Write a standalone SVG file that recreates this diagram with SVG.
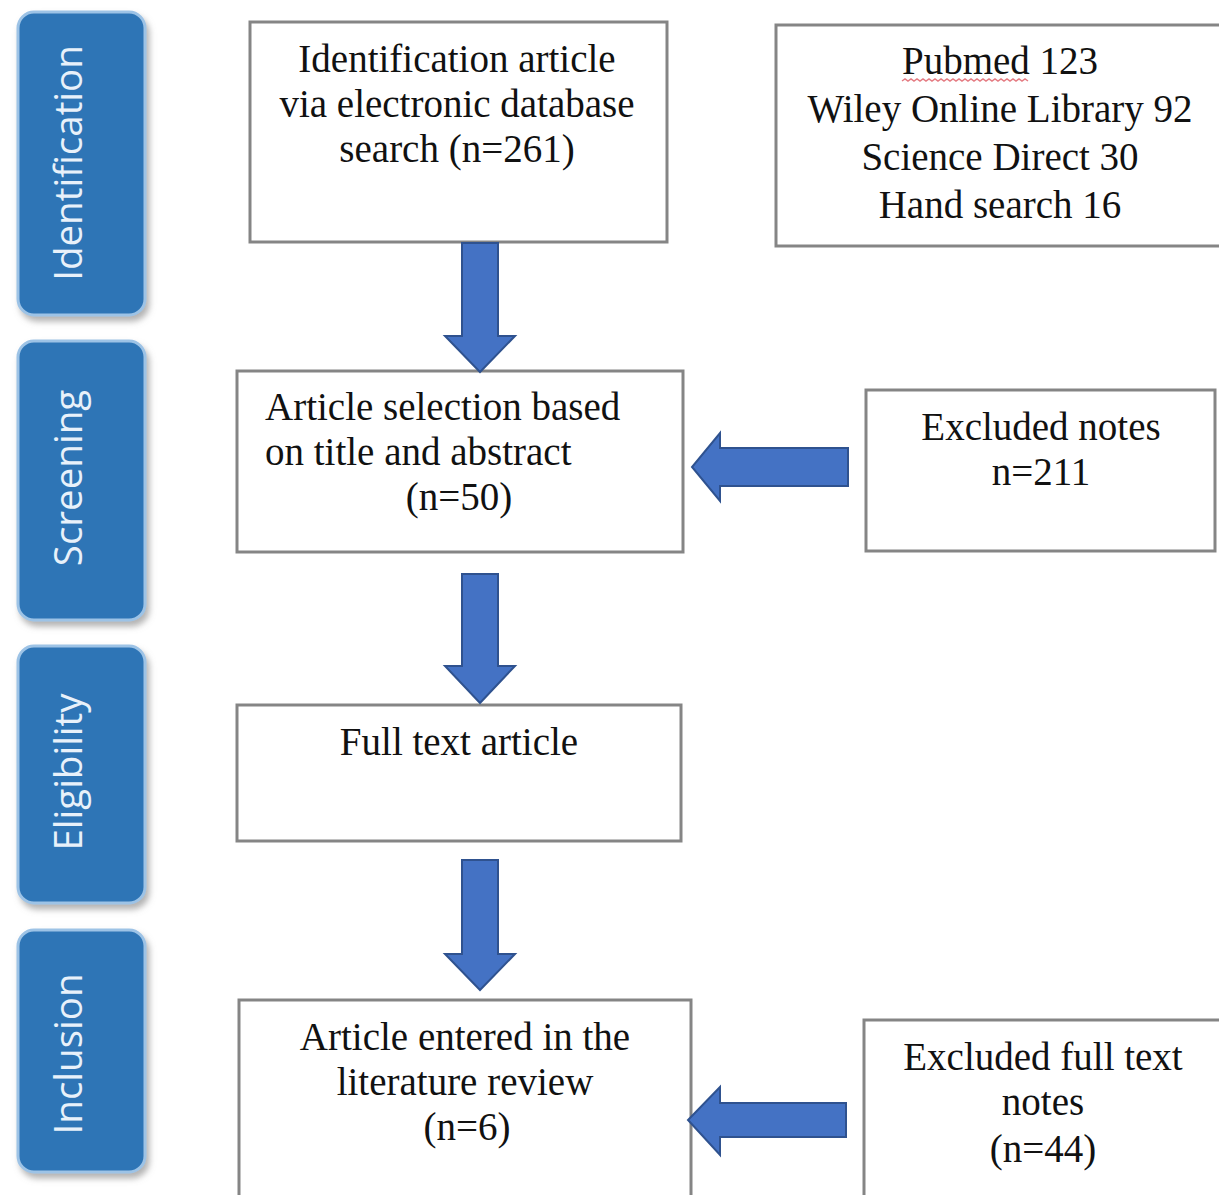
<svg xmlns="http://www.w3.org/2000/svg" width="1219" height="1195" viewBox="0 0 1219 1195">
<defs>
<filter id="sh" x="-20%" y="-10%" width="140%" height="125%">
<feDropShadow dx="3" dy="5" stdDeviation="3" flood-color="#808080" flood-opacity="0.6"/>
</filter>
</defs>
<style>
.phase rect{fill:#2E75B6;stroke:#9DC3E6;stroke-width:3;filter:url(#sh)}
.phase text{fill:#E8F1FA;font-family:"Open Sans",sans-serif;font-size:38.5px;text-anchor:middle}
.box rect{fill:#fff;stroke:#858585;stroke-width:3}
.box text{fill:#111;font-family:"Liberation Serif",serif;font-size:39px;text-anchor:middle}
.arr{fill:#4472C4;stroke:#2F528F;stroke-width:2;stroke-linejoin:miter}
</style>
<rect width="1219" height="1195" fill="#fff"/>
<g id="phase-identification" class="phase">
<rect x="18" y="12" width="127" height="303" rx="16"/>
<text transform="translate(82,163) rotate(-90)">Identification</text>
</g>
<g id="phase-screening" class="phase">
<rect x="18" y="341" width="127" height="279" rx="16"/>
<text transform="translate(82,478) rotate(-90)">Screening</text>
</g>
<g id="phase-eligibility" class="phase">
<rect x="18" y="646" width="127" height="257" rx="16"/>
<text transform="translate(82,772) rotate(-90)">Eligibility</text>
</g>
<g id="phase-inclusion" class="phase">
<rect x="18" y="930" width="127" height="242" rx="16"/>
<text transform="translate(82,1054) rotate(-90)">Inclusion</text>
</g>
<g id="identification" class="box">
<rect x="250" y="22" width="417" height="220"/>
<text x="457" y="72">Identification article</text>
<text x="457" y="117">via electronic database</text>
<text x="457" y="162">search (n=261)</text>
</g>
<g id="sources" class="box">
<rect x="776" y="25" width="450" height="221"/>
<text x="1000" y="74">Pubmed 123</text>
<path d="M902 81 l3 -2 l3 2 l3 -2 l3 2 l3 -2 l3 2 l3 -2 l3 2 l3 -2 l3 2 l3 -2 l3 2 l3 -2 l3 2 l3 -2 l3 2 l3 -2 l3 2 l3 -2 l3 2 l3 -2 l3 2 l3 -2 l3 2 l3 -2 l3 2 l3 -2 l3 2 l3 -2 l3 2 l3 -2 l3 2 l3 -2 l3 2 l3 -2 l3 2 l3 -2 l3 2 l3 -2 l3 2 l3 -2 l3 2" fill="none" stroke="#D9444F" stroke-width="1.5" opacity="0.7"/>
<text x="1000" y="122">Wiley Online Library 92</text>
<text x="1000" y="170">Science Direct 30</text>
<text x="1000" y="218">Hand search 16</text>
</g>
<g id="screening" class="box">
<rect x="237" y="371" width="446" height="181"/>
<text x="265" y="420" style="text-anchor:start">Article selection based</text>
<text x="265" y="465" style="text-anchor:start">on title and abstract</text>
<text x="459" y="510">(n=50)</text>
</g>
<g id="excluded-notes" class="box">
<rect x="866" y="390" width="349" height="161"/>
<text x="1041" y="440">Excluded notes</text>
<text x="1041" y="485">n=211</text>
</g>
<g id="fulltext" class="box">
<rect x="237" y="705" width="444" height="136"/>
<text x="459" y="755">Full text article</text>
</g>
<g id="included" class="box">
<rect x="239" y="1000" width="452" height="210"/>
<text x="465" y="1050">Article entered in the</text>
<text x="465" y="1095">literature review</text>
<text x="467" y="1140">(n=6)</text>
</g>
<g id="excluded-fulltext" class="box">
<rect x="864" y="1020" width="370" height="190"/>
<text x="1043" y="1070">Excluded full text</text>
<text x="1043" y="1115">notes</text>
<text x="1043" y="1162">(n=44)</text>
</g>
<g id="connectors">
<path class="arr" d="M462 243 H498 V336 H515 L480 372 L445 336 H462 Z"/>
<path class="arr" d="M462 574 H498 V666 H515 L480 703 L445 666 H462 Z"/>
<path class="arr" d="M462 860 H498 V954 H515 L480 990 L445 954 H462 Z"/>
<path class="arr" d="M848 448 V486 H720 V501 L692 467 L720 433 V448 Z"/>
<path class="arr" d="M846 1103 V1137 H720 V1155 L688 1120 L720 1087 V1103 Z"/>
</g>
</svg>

* * * * * * * * *

= Task prompt =
Your copy of the data should match it exactly, except that pictures are left out.

= Solution below =
Write a standalone SVG file that recreates this diagram with SVG.
<svg xmlns="http://www.w3.org/2000/svg" width="1219" height="1195" viewBox="0 0 1219 1195">
<defs>
<filter id="sh" x="-20%" y="-10%" width="140%" height="125%">
<feDropShadow dx="3" dy="5" stdDeviation="3" flood-color="#808080" flood-opacity="0.6"/>
</filter>
</defs>
<style>
.phase rect{fill:#2E75B6;stroke:#9DC3E6;stroke-width:3;filter:url(#sh)}
.phase text{fill:#E8F1FA;font-family:"Open Sans",sans-serif;font-size:38.5px;text-anchor:middle}
.box rect{fill:#fff;stroke:#858585;stroke-width:3}
.box text{fill:#111;font-family:"Liberation Serif",serif;font-size:39px;text-anchor:middle}
.arr{fill:#4472C4;stroke:#2F528F;stroke-width:2;stroke-linejoin:miter}
</style>
<rect width="1219" height="1195" fill="#fff"/>
<g id="phase-identification" class="phase">
<rect x="18" y="12" width="127" height="303" rx="16"/>
<text transform="translate(82,163) rotate(-90)">Identification</text>
</g>
<g id="phase-screening" class="phase">
<rect x="18" y="341" width="127" height="279" rx="16"/>
<text transform="translate(82,478) rotate(-90)">Screening</text>
</g>
<g id="phase-eligibility" class="phase">
<rect x="18" y="646" width="127" height="257" rx="16"/>
<text transform="translate(82,772) rotate(-90)">Eligibility</text>
</g>
<g id="phase-inclusion" class="phase">
<rect x="18" y="930" width="127" height="242" rx="16"/>
<text transform="translate(82,1054) rotate(-90)">Inclusion</text>
</g>
<g id="identification" class="box">
<rect x="250" y="22" width="417" height="220"/>
<text x="457" y="72">Identification article</text>
<text x="457" y="117">via electronic database</text>
<text x="457" y="162">search (n=261)</text>
</g>
<g id="sources" class="box">
<rect x="776" y="25" width="450" height="221"/>
<text x="1000" y="74">Pubmed 123</text>
<path d="M902 81 l3 -2 l3 2 l3 -2 l3 2 l3 -2 l3 2 l3 -2 l3 2 l3 -2 l3 2 l3 -2 l3 2 l3 -2 l3 2 l3 -2 l3 2 l3 -2 l3 2 l3 -2 l3 2 l3 -2 l3 2 l3 -2 l3 2 l3 -2 l3 2 l3 -2 l3 2 l3 -2 l3 2 l3 -2 l3 2 l3 -2 l3 2 l3 -2 l3 2 l3 -2 l3 2 l3 -2 l3 2 l3 -2 l3 2" fill="none" stroke="#D9444F" stroke-width="1.5" opacity="0.7"/>
<text x="1000" y="122">Wiley Online Library 92</text>
<text x="1000" y="170">Science Direct 30</text>
<text x="1000" y="218">Hand search 16</text>
</g>
<g id="screening" class="box">
<rect x="237" y="371" width="446" height="181"/>
<text x="265" y="420" style="text-anchor:start">Article selection based</text>
<text x="265" y="465" style="text-anchor:start">on title and abstract</text>
<text x="459" y="510">(n=50)</text>
</g>
<g id="excluded-notes" class="box">
<rect x="866" y="390" width="349" height="161"/>
<text x="1041" y="440">Excluded notes</text>
<text x="1041" y="485">n=211</text>
</g>
<g id="fulltext" class="box">
<rect x="237" y="705" width="444" height="136"/>
<text x="459" y="755">Full text article</text>
</g>
<g id="included" class="box">
<rect x="239" y="1000" width="452" height="210"/>
<text x="465" y="1050">Article entered in the</text>
<text x="465" y="1095">literature review</text>
<text x="467" y="1140">(n=6)</text>
</g>
<g id="excluded-fulltext" class="box">
<rect x="864" y="1020" width="370" height="190"/>
<text x="1043" y="1070">Excluded full text</text>
<text x="1043" y="1115">notes</text>
<text x="1043" y="1162">(n=44)</text>
</g>
<g id="connectors">
<path class="arr" d="M462 243 H498 V336 H515 L480 372 L445 336 H462 Z"/>
<path class="arr" d="M462 574 H498 V666 H515 L480 703 L445 666 H462 Z"/>
<path class="arr" d="M462 860 H498 V954 H515 L480 990 L445 954 H462 Z"/>
<path class="arr" d="M848 448 V486 H720 V501 L692 467 L720 433 V448 Z"/>
<path class="arr" d="M846 1103 V1137 H720 V1155 L688 1120 L720 1087 V1103 Z"/>
</g>
</svg>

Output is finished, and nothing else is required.